Der Skandal um den Finanzdienstleister Wirecard weitet sich aus, nachdem das Unternehmen kürzlich eingeräumt hatte, dass auf Treuhandkonten verbuchtes Guthaben in von Höhe 1,9 Milliarden Euro wohl nicht existiert. Wie der Spiegel berichtet, hat die Staatsanwaltschaft München den ehemaligen Wirecard-Chef Markus Braun festnehmen lassen. Braun habe sich am Montagabend gestellt, teilte die Staatsanwaltschaft mit. Er soll im Laufe des Tages der Ermittlungsrichterin vorgeführt werden, die über eine Haft entscheide. Es bestehe der Verdacht auf Marktmanipulation und Bilanzfälschung. 

Wie es in einer Mitteilung heißt, werfen die Strafverfolger dem ehemaligen Wirecard-Chef vor, die Bilanzsumme und das Umsatzvolumen des Unternehmens „durch vorgetäuschte Einnahmen aus Geschäften mit sog. Third-Party-Acquierern (TPA) aufgebläht zu haben“. So solle das Unternehmen „finanzkräftiger und für Investoren und Kunden attraktiver“ dargestellt werden, so der Vorwurf weiter. Brauns Verhalten in der Krise begründen der Staatsanwaltschaft zufolge den vorliegenden Verdacht der Bilanzfälschung jeweils in Tateinheit mit Marktmanipulation in mehreren Fällen. 

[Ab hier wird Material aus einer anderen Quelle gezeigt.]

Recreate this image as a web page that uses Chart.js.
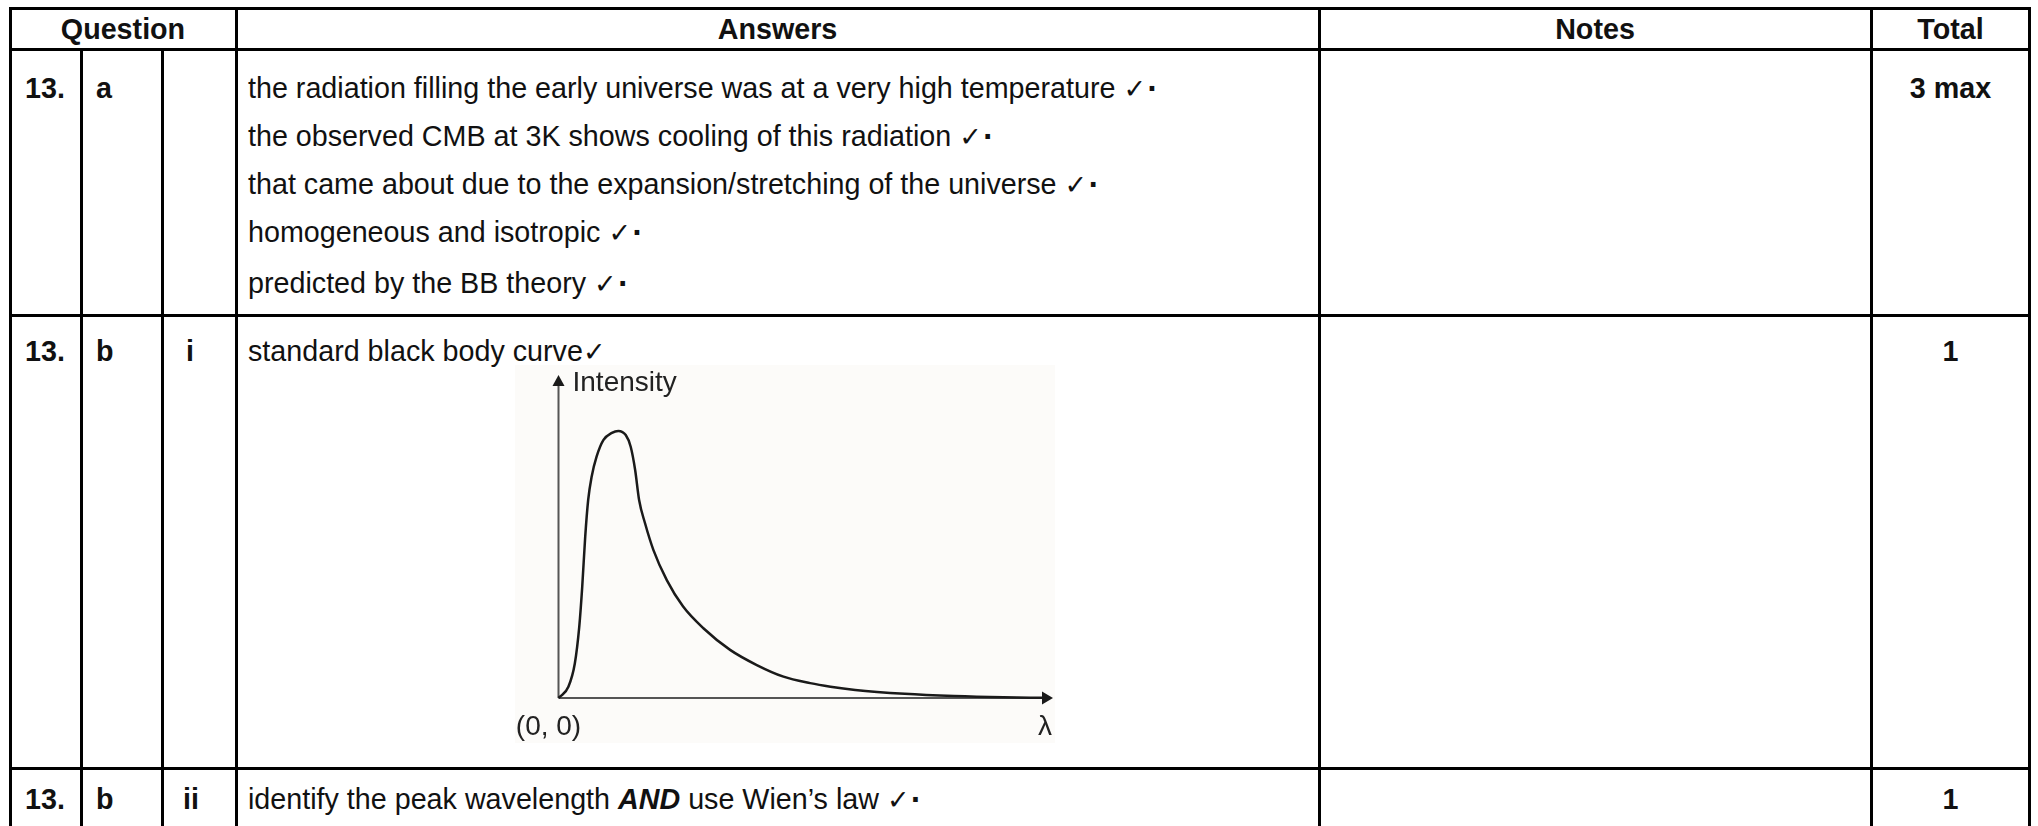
<!DOCTYPE html>
<html>
<head>
<meta charset="utf-8">
<script src="https://cdn.jsdelivr.net/npm/chart.js@4.4.1/dist/chart.umd.min.js"></script>
<style>
  html, body { margin:0; padding:0; background:#fff; }
  body { width:2038px; height:826px; position:relative; overflow:hidden;
         font-family:'Liberation Sans', Arial, Helvetica, sans-serif; color:#111; }
  .h { position:absolute; height:3px; background:#000; }
  .v { position:absolute; width:3px; background:#000; }
  .t { position:absolute; font-size:28.7px; line-height:34px; white-space:nowrap; transform:translateY(-50%); }
  .b { font-weight:bold; }
  .c { text-align:center; }
  .chk { font-family:'DejaVu Sans', sans-serif; font-size:27px; }
  .dot { font-family:'DejaVu Sans', sans-serif; font-weight:bold; font-size:26px; margin-left:1px; }
  #plotbg { position:absolute; left:515px; top:365px; width:540px; height:378px; background:#fcfbf9; }
  #plotwrap { position:absolute; left:515px; top:365px; width:545px; height:378px; }
</style>
</head>
<body>
<!-- grid lines -->
<div class="h" style="left:9px; width:2022px; top:7px;"></div>
<div class="h" style="left:9px; width:2022px; top:48px;"></div>
<div class="h" style="left:9px; width:2022px; top:314px;"></div>
<div class="h" style="left:9px; width:2022px; top:767px;"></div>
<div class="v" style="left:9px; top:7px; height:830px;"></div>
<div class="v" style="left:80px; top:48px; height:790px;"></div>
<div class="v" style="left:161px; top:48px; height:790px;"></div>
<div class="v" style="left:235px; top:7px; height:830px;"></div>
<div class="v" style="left:1318px; top:7px; height:830px;"></div>
<div class="v" style="left:1870px; top:7px; height:830px;"></div>
<div class="v" style="left:2028px; top:7px; height:830px;"></div>

<!-- header -->
<div class="t b c" style="left:10px; width:226px; top:29px;">Question</div>
<div class="t b c" style="left:236px; width:1083px; top:29px;">Answers</div>
<div class="t b c" style="left:1319px; width:552px; top:29px;">Notes</div>
<div class="t b c" style="left:1871px; width:159px; top:29px;">Total</div>

<!-- row a -->
<div class="t b" style="left:25px; top:88px;">13.</div>
<div class="t b" style="left:96px; top:88px;">a</div>
<div class="t" style="left:248px; top:88px;">the radiation filling the early universe was at a very high temperature <span class="chk">✓</span><span class="dot">·</span></div>
<div class="t" style="left:248px; top:136px;">the observed CMB at 3K shows cooling of this radiation <span class="chk">✓</span><span class="dot">·</span></div>
<div class="t" style="left:248px; top:184px;">that came about due to the expansion/stretching of the universe <span class="chk">✓</span><span class="dot">·</span></div>
<div class="t" style="left:248px; top:232px;">homogeneous and isotropic <span class="chk">✓</span><span class="dot">·</span></div>
<div class="t" style="left:248px; top:283px;">predicted by the BB theory <span class="chk">✓</span><span class="dot">·</span></div>
<div class="t b c" style="left:1871px; width:159px; top:88px;">3 max</div>

<!-- row b i -->
<div class="t b" style="left:25px; top:351px;">13.</div>
<div class="t b" style="left:96px; top:351px;">b</div>
<div class="t b" style="left:186px; top:351px;">i</div>
<div class="t" style="left:248px; top:351px;">standard black body curve<span class="chk">✓</span></div>
<div class="t b c" style="left:1871px; width:159px; top:351px;">1</div>

<div id="plotbg"></div>
<div id="plotwrap"><canvas id="bb" width="545" height="378"></canvas></div>

<!-- row b ii -->
<div class="t b" style="left:25px; top:799px;">13.</div>
<div class="t b" style="left:96px; top:799px;">b</div>
<div class="t b" style="left:183px; top:799px;">ii</div>
<div class="t" style="left:248px; top:799px;">identify the peak wavelength <b><i>AND</i></b> use Wien’s law <span class="chk">✓</span><span class="dot">·</span></div>
<div class="t b c" style="left:1871px; width:159px; top:799px;">1</div>

<script>
// Black body curve (arbitrary units, axis 0..100)
const wavelength = [0, 0.3, 2.0, 3.3, 4.2, 4.8, 5.4, 6.0, 6.7, 7.7, 9.1, 10.8, 12.1, 13.6, 14.6, 15.5, 16.3, 17.5, 19.2, 21.9, 25.2, 29.3, 34.7, 40.1, 45.5, 50.9, 55, 60, 70, 80, 90, 98];
const intensity  = [0, 0.4, 3.5, 10.7, 22.1, 34.5, 49.9, 61.3, 68.5, 74.7, 79.9, 82.1, 82.7, 81.4, 77.8, 70.6, 61.3, 54.1, 45.8, 36.5, 28.3, 21.6, 14.9, 10.2, 6.6, 4.6, 3.5, 2.5, 1.3, 0.6, 0.2, 0.05];
const axisRange = [0, 100];
const yAxisLabel = 'Intensity';
const xAxisLabel = 'λ';
const originLabel = '(0, 0)';

const points = wavelength.map((x, i) => ({ x: x, y: intensity[i] }));

const axesPlugin = {
  id: 'arrowAxes',
  beforeDatasetsDraw(chart) {
    const ctx = chart.ctx;
    const xs = chart.scales.x, ys = chart.scales.y;
    const x0 = xs.getPixelForValue(axisRange[0]);
    const x1 = xs.getPixelForValue(axisRange[1]);
    const y0 = ys.getPixelForValue(axisRange[0]);
    const y1 = ys.getPixelForValue(axisRange[1]);
    ctx.save();
    ctx.strokeStyle = '#555';
    ctx.lineWidth = 2;
    ctx.beginPath();
    ctx.moveTo(x0, y0); ctx.lineTo(x1 - 8, y0);
    ctx.moveTo(x0, y0); ctx.lineTo(x0, y1 + 8);
    ctx.stroke();
    ctx.fillStyle = '#1a1a1a';
    ctx.beginPath();
    ctx.moveTo(x1, y0); ctx.lineTo(x1 - 11, y0 - 6.5); ctx.lineTo(x1 - 11, y0 + 6.5); ctx.closePath();
    ctx.fill();
    ctx.beginPath();
    ctx.moveTo(x0, y1); ctx.lineTo(x0 - 6, y1 + 11); ctx.lineTo(x0 + 6, y1 + 11); ctx.closePath();
    ctx.fill();
    ctx.fillStyle = '#222';
    ctx.font = '28px "Liberation Sans", Arial, sans-serif';
    ctx.textBaseline = 'middle';
    ctx.textAlign = 'left';
    ctx.fillText(yAxisLabel, x0 + 14, y1 + 8);
    ctx.textAlign = 'center';
    ctx.fillText(originLabel, x0 - 10, y0 + 29);
    ctx.fillText(xAxisLabel, x1 - 8, y0 + 29);
    ctx.restore();
  }
};

new Chart(document.getElementById('bb'), {
  type: 'line',
  data: { datasets: [{
    data: points,
    borderColor: '#1a1a1a',
    borderWidth: 2.5,
    pointRadius: 0,
    fill: false,
    cubicInterpolationMode: 'monotone',
    clip: false
  }]},
  options: {
    responsive: false,
    animation: false,
    layout: { padding: { left: 43.5, right: 7, top: 10, bottom: 45 } },
    plugins: { legend: { display: false }, tooltip: { enabled: false } },
    scales: {
      x: { type: 'linear', min: axisRange[0], max: axisRange[1], display: false },
      y: { type: 'linear', min: axisRange[0], max: axisRange[1], display: false }
    }
  },
  plugins: [axesPlugin]
});
</script>
</body>
</html>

Markus Braun wurde wieder aus der Haft entlassen

Am Dienstag wurde der ehemalige Wirecard-Chef Markus Braun gegen Kaution aus der Untersuchungshaft entlassen. Das habe das Amtsgericht München dem Spiegel zufolge entschieden. Braun wurde verpflichtet, eine Kaution in Höhe von fünf Millionen Euro zu hinterlegen und sich wöchentlich bei der Polizei zu melden. 

Zuvor hatten Insider laut Zeit.de angedeutet, dass auch dem mittlerweile entlassenen Vorstand Jan Marsalaek Untersuchungshaft drohen könnte. Hintergrund des Untersuchungshaftbefehls, über den mehrere Medien berichteten, sei, dass die beiden Beschuldigten österreichische Staatsbürger seien – bei Verdächtigen mit ausländischer Staatsbürgerschaft bestehe die Möglichkeit, dass diese sich in ihr Heimatland absetzen und damit für die Strafverfolger unerreichbar werden.

Staatsanwalt prüft Ausweitung der Ermittlungen

Gegen Braun, Marsalek und weitere amtierende Spitzenmanager von Wirecard wird wegen möglicher Marktmanipulation ermittelt. Der Verdacht, dass die Märkte vom Vorstand des Zahlungsdienstleisters nicht korrekt über eine Sonderprüfung informiert wurden, stehe im Raum. Nun erklärte die Staatsanwaltschaft der Zeit zufolge, dass eine Ausweitung der Ermittlungen auf weitere Straftaten geprüft werde. 

„Wir prüfen alle in Betracht kommenden Straftaten“, so eine Sprecherin der Staatsanwaltschaft München I. Einzelheiten dazu wurden allerdings nicht genannt. 

„Eine Schande, dass so etwas passiert ist“

Die Bundesanstalt für Finanzdienstleistungsaufsicht (Bafin) hat derweil Fehler bei der Kontrolle über Wirecard eingeräumt, wie die Zeit berichtet. Bafin-Chef Felix Hufeld sprach von einem „totalen Desaster“ und sagte, es sei „eine Schande, dass so etwas passiert ist“. Private und öffentliche Institutionen, einschließlich der Bafin, hätten im Fall Wirecard versagt, so Hufeld weiter. Er nehme die öffentliche Kritik „voll und ganz“ an.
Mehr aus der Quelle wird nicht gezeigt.